From the 1960s until his death, Finlay collaborated with graphic designers and visual artists to make distinctive printed poems that creatively employ color, scale, and typography. He also published his own works and those of other concrete poets.
The Blue and the Brown Poems consists of 12 concrete poems by Finlay that were originally published as a large folio calendar in 1968. The title refers to the philosopher Ludwig Wittgenstein’s Blue and Brown Books (1958), in which Wittgenstein developed the concept that the meaning of a word is its actual use in language. Finlay’s suite focuses on the look and sound of words we think we know and therefore take for granted. For example, Ho/Horizon/On forms a pyramid enclosing new words, “no,” “oh,” and “ho ho,” which gradually overwhelm the visibility of the word “horizon.”
Finlay’s poems often featured nautical themes. The newly acquired 4 Sails from 1968 is a folded work printed on bright yellow paper that evokes the shape of boat sails. The poem consists of four mysterious lines: roSY fAr blacK / patcheD BroKen fAded / lucKY fULI / GreeN FainteR LoatH. The strategic use of capital letters refers to the registration letters of ports in Scotland (for example, “A” for Aberdeen). This three-dimensional work joins the red and blue versions of 4 Sails already in the GRI’s collection.
Poem with 3 Stripes, ca. 1963, is a little-known collage booklet that may mark the first instance of Finlay’s use of the tugboat theme in his concrete poetry. He noted that he preferred tugboats over fishing boats because of their cheery “toot” sound. Personification, in this case, of the tugboat, runs throughout Finlay’s poetry.
Augusto de Campos
Along with his brother Haroldo de Campos (Brazilian, 1925-2003) and his friend Décio Pignatari (Brazilian, 1927-2012), Augusto de Campos (Brazilian, b. 1931) founded the literary magazine Noigandres and was, like Finlay, central to the international community of concrete poets. Working independently, Finlay and Augusto became aware of one another’s poetry in the early 1960s. corresponded, and were known to share a mutual admiration. In later years, Finlay focused on his garden, while Augusto produced digital animations of his poetry by projecting verbal, visual, and sonic components on walls and screens.
Linguaviagema monumental cubepoem measuring 25 x 25.5 x 25.5 cm, was created in 1967 for the international Brighton Festival, which featured an exhibition of concrete poetry. Three letters appear on each face of the cube: LIN / GUA / VIA / GEM. In assembling and exploring the work inside and out, the viewer encounters the words linguagem (language), viagem (voyage), lingua (tongue), and via (via). Augusto returned to Linguaviagem, transforming it in scale, color and font.
“Though separated by an ocean, these two exceptional poets shared a strong artistic point of view and were pioneers in combining words, sounds, and graphic elements in surprising ways,” said Nancy Perloff, curator, modern & contemporary collections at the Getty Research Institute. “Ian Hamilton Finlay and Augusto de Campos stand out as masters of their form and I’m pleased to add more of their distinctive work to the GRI collections, as well as share it with our audiences.
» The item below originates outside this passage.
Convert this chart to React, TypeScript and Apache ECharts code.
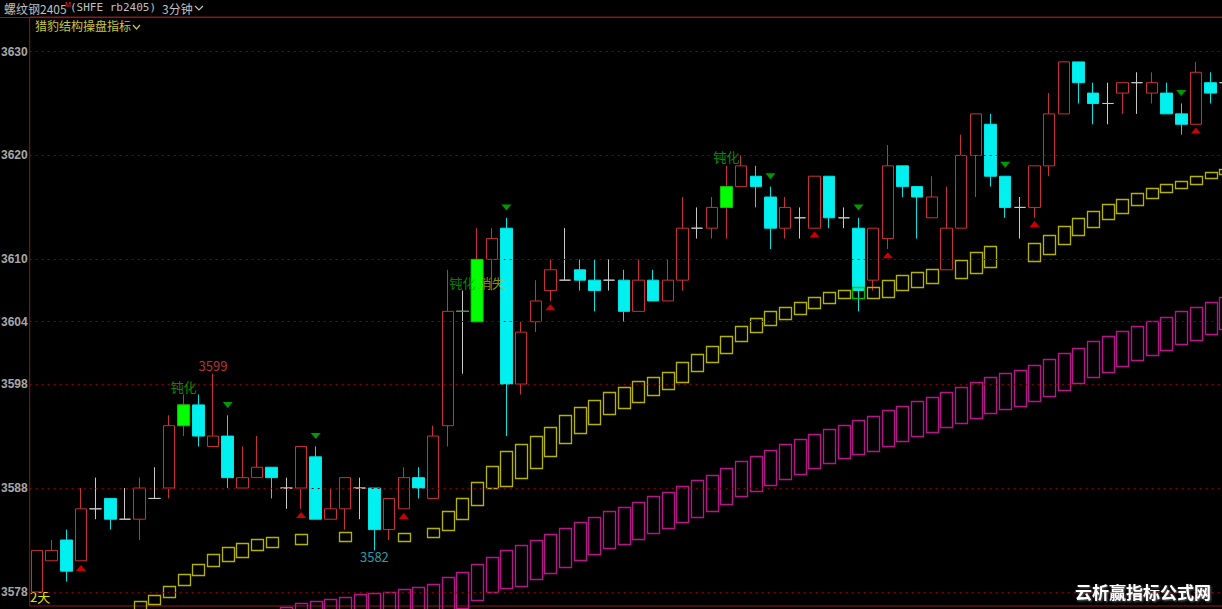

I had the opportunity to meet Augusto during a major retrospective of his work in São Paulo in July 2016 and to exchange fascinating information with him about his use of colored fonts, neologisms, visual-vocal symbols, and digital poetics.”
Works by Ian Hamilton Finlay, Augusto de Campos, Henri Chopin, Ernst Jandl, Mary Ellen Solt, Emmett Williams, and others will be on view in Concrete Poetry: Words and Sounds in Graphic Space at the Getty Research Institute March 28 through July 30, 2017. Drawn principally from the Getty Research Institute’s collection of prints, artists’ books, journals, and manuscripts documenting the international concrete poetry movement, this exhibition focuses on the visual, verbal, and sonic experiments of the 1950s, ’60s, and ’70s. Concrete Poetry explores how poets invented new forms such as poster poems and standing poems and continuously re-created their projects across media.